「教育」を対象とする研究領域には、教育学を始めとして、教育史学、教育哲学、教育行政学、教育社会学、教育経済学、教育工学など、さまざまなものがある。教育社会学は「社会学を父とし、教育学を母として生まれた」(新堀、1954)といわれている。言葉を換えれば、教育を社会学的に研究する研究領域であるといえよう。
日本の教育社会学創生期における最も重要な人物の一人に清水義弘があげられる。清水は、教科研や教史研との「教育科学論争」を通じて、当為的な教育学に対して、教育社会学は、社会的事実としての教育現象を対象とする特殊社会学であるべきだと主張し、また、そのような性格づけとともに、教育活動の展開や教育問題の解明に寄与できる「教育科学」であり、「教育の現状と将来予測からなる一連の政策技術体系」としての政策科学としても位置づける必要性を強調した。
実際、この10年来、教育は重要な政策課題として位置づけられ、初等・中等教育を中心に教育改革が進められてきた。
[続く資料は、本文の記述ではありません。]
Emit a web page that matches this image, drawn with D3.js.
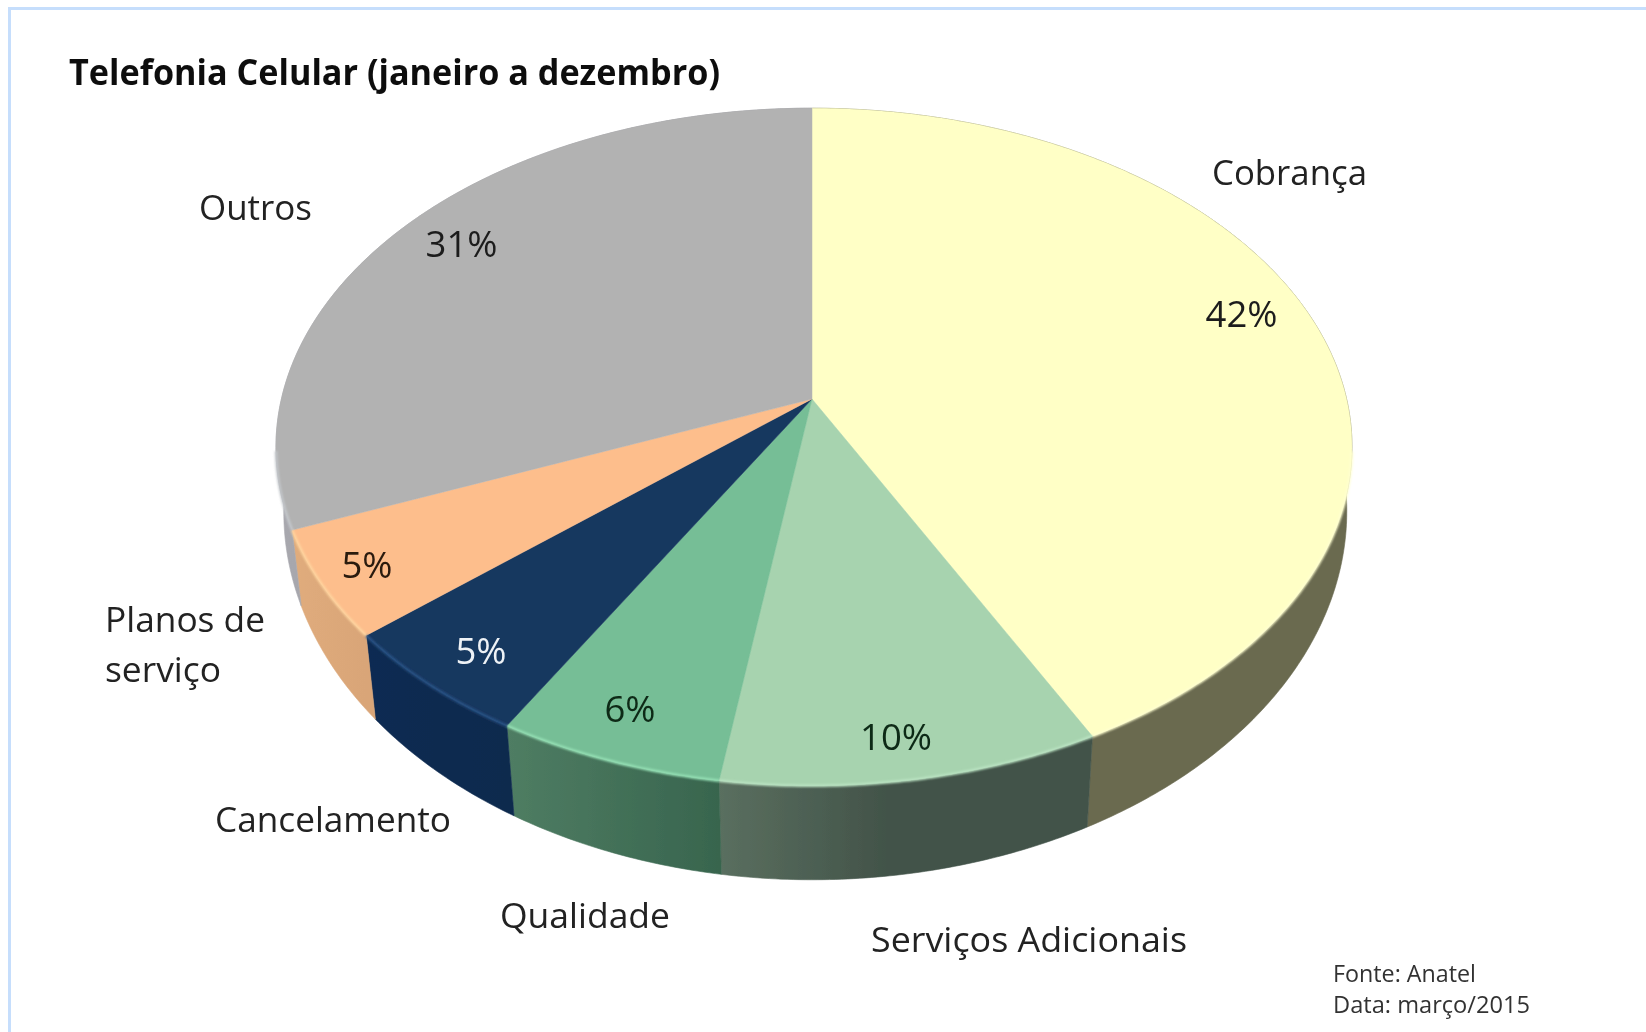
<!DOCTYPE html>
<html><head><meta charset="utf-8">
<script src="https://cdnjs.cloudflare.com/ajax/libs/d3/7.8.5/d3.min.js"></script>
<style>html,body{margin:0;padding:0;background:#fff;overflow:hidden}svg{display:block}</style>
</head><body><svg id="c" width="1646" height="1032"></svg>
<script>
// Data
const categories = ["Cobrança","Serviços Adicionais","Qualidade","Cancelamento","Planos de serviço","Outros"];
const values = [42.4,10.0,6.0,5.4,5.1,31.1];
const title = "Telefonia Celular (janeiro a dezembro)";
const sourceLines = ["Fonte: Anatel","Data: março/2015"];
// Styles
const topColors  = ["#FFFFC6","#A7D3AF","#76BE96","#17375F","#FDBE8C","#B2B2B2"];
const rimColors  = ["#FFFFD0","#BCE5C4","#98E4B8","#2A5488","#FFD6A0","#C4C8CC"];
const wallFrom   = ["#6A6A50","#5A6F5F","#4F7D63","#102C52","#E0AC7C","#A8A8AE"];
const wallTo     = ["#6A6A50","#425349","#38654E","#0E2A4E","#D9A578","#8E8E96"];
const wallStop   = [1,0.45,1,1,1,1];
// Layout
const W=1646,H=1032, cx=812, cy=399, a=532.6, b=332, k=-0.1416, xShift=2;
const nameLabels = [
 {lines:[{t:"Cobrança",x:1212,y:185,w:155}]},
 {lines:[{t:"Serviços Adicionais",x:871,y:952,w:316}]},
 {lines:[{t:"Qualidade",x:500,y:928,w:170}]},
 {lines:[{t:"Cancelamento",x:215,y:832,w:236}]},
 {lines:[{t:"Planos de",x:105,y:632,w:160},{t:"serviço",x:105,y:682,w:116}]},
 {lines:[{t:"Outros",x:199,y:220,w:113}]}
];
const pctPos = [[1241.5,327],[896,750],[630,722],[481,664],[367,578],[461.5,257]];
const pctCol = ["#1c1c1c","#0f2a18","#0f2a18","#eef2f6","#2a1a10","#1c1c1c"];

const svg = d3.select("#c");
const defs = svg.append("defs");
defs.append("filter").attr("id","soft").attr("x","-5%").attr("y","-5%").attr("width","110%").attr("height","110%")
  .append("feGaussianBlur").attr("stdDeviation",0.7);
defs.append("filter").attr("id","rim").attr("filterUnits","userSpaceOnUse").attr("x",0).attr("y",0).attr("width",W).attr("height",H)
  .append("feGaussianBlur").attr("stdDeviation",1.1);

// frame
svg.append("path").attr("d",`M9.5,${H} V8.5 H${W}`).attr("fill","none").attr("stroke","#C6DEFC").attr("stroke-width",3);

const pie = d3.pie().sort(null).value(d=>d).startAngle(0).endAngle(2*Math.PI);
const arcs = pie(values);

function proj(th){ const u=Math.sin(th), v=-Math.cos(th), d=1+k*v; return [a*u/d + xShift*(1-v*v), b*v/d, v]; }
function rimPts(s,e){ const n=Math.max(8,Math.ceil((e-s)/0.01)); return d3.range(n+1).map(i=>proj(s+(e-s)*i/n)); }
const line = d3.line().x(d=>cx+d[0]).y(d=>cy+d[1]);
// lower edge of the disc: perspective makes it a little narrower and shifts its centre less than the front drop
const base = p=>{ const v=p[2], s=p[0]<0?0.987:0.992; return [p[0]*(s-0.012*Math.max(v,0)), p[1]+65+29*v, v]; };

const g = svg.append("g").attr("filter","url(#soft)");
// walls
arcs.forEach((d,i)=>{
  const rim = rimPts(d.startAngle,d.endAngle);
  const xs = rim.map(p=>p[0]);
  const id="w"+i;
  const lg = defs.append("linearGradient").attr("id",id).attr("gradientUnits","userSpaceOnUse")
    .attr("x1",cx+d3.min(xs)).attr("x2",cx+d3.max(xs)).attr("y1",0).attr("y2",0);
  lg.append("stop").attr("offset",0).attr("stop-color",wallFrom[i]);
  lg.append("stop").attr("offset",wallStop[i]).attr("stop-color",wallTo[i]);
  g.append("path").attr("d",line(rim.concat(rim.slice().reverse().map(base)))+"Z")
    .attr("fill",`url(#${id})`).attr("stroke",`url(#${id})`).attr("stroke-width",0.6);
});
// top faces
arcs.forEach((d,i)=>{
  const rim = rimPts(d.startAngle,d.endAngle);
  g.append("path").attr("d",line([[0,0]].concat(rim))+"Z").attr("fill",topColors[i])
   .attr("stroke",topColors[i]).attr("stroke-width",0.5);
});
// rim highlight on the front of the disc only
arcs.forEach((d,i)=>{
  const rim = rimPts(d.startAngle,d.endAngle).filter(p=>p[2]>0.15);
  if(rim.length<2) return;
  g.append("path").attr("d",line(rim)).attr("fill","none").attr("stroke",rimColors[i]).attr("stroke-width",2.5).attr("filter","url(#rim)");
});

const font = "'Open Sans','Noto Sans',sans-serif";
const t = svg.append("g").attr("font-family",font).attr("filter","url(#soft)");
t.append("text").text(title).attr("x",69).attr("y",85).attr("font-size",35).attr("font-weight",700).attr("fill","#111")
  .attr("textLength",651).attr("lengthAdjust","spacingAndGlyphs");
nameLabels.forEach(l=>l.lines.forEach(o=>{
  t.append("text").text(o.t).attr("x",o.x).attr("y",o.y).attr("font-size",35).attr("fill","#222")
   .attr("textLength",o.w).attr("lengthAdjust","spacingAndGlyphs");
}));
arcs.forEach((d,i)=>{
  t.append("text").text(Math.round(values[i])+"%").attr("x",pctPos[i][0]).attr("y",pctPos[i][1]).attr("text-anchor","middle")
   .attr("font-size",36.5).attr("fill",pctCol[i]);
});
t.append("text").text(sourceLines[0]).attr("x",1333).attr("y",982).attr("font-size",23).attr("fill","#333").attr("textLength",143).attr("lengthAdjust","spacingAndGlyphs");
t.append("text").text(sourceLines[1]).attr("x",1333).attr("y",1013).attr("font-size",23).attr("fill","#333").attr("textLength",197).attr("lengthAdjust","spacingAndGlyphs");
</script></body></html>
さらに現在では、「構造改革」のもとで、高等教育にまで対象を広げて教育改革が進められようとしている。こうした流れのなかで、「教育」を対象とした政策科学が、より重要になってきている。
それでは、政策科学としての教育社会学は、これまで「何を」「どのように」問題にしてきたのだろうか。また現在、どのような問題が課題とされ、それに対してどのようなアプローチがなされているのだろうか。そして将来に向けて、どのようなヴィジョンが描かれているのだろうか。
この春、これらの点をきわめて明快に示した著作が出版された。矢野眞和『教育社会の設計』(東京大学出版会)である。著者の矢野眞和氏は東京工業大学教授で、筆者の指導教官でもある。ここでは、この本を手がかりとして、うえであげた問題を筆者なりに整理しておくことにしたい1)。
もちろん、1300人近い会員数をもつ現在の教育社会学会においては、政策科学としての教育社会学という認識を、誰でも共通に持っているわけではない。教育は、その段階別に、初等教育・中等教育・高等教育と区分され、その他、障害教育・生涯教育・同和教育などのトピックスを内包する。近年の教育社会学では、初等教育(子ども)と高等教育(大衆化と財政)が多くの研究者の関心を集めつつある。そしてまた、研究の「心理主義化」も指摘されている。
1950年代後半から1960年代にかけての教育社会学においては、その政策科学的な性格がより強く現れていた。当時は、経済学において大きな影響力を持っていたベッカー(ノーベル経済学賞受賞)の「人的資本理論」(ここには、冷戦下初期のアメリカで盛んに議論された「近代化論」と同一の発想が認められる)のもとで、単純化すれば、経済発展のためには優秀な人材が必要である、優秀な人材を育てるのは教育である、という文脈で教育の重要性が強調された。またスプートニク・ショックにより、理工系人材の重要性も認識されるようになった。これらが、高校の増設・高等専門学校の新設、大学における理工系の定員増という形で、直接、政策的課題として論じられ実現されたのが、この時期であった。それとともに教育社会学も大きな発展を遂げた。だが、その後、経済成長とともに「政策科学としての教育科学」の必要性が切実でなくなるとともに、教育社会学の対象も拡散し、その性格や内容も徐々に変容していった。
だが、教育社会学の存在理由は、やはり政策科学であるという点にある。ことに、さきにもふれたように、一連の教育改革が進められているなかで、これからの教育をどうするかという政策的議論を建設的なものにするためには、教育社会学が蓄積してきた、そして現在も蓄積しつつある実証的な調査・研究が必要とされているといえよう。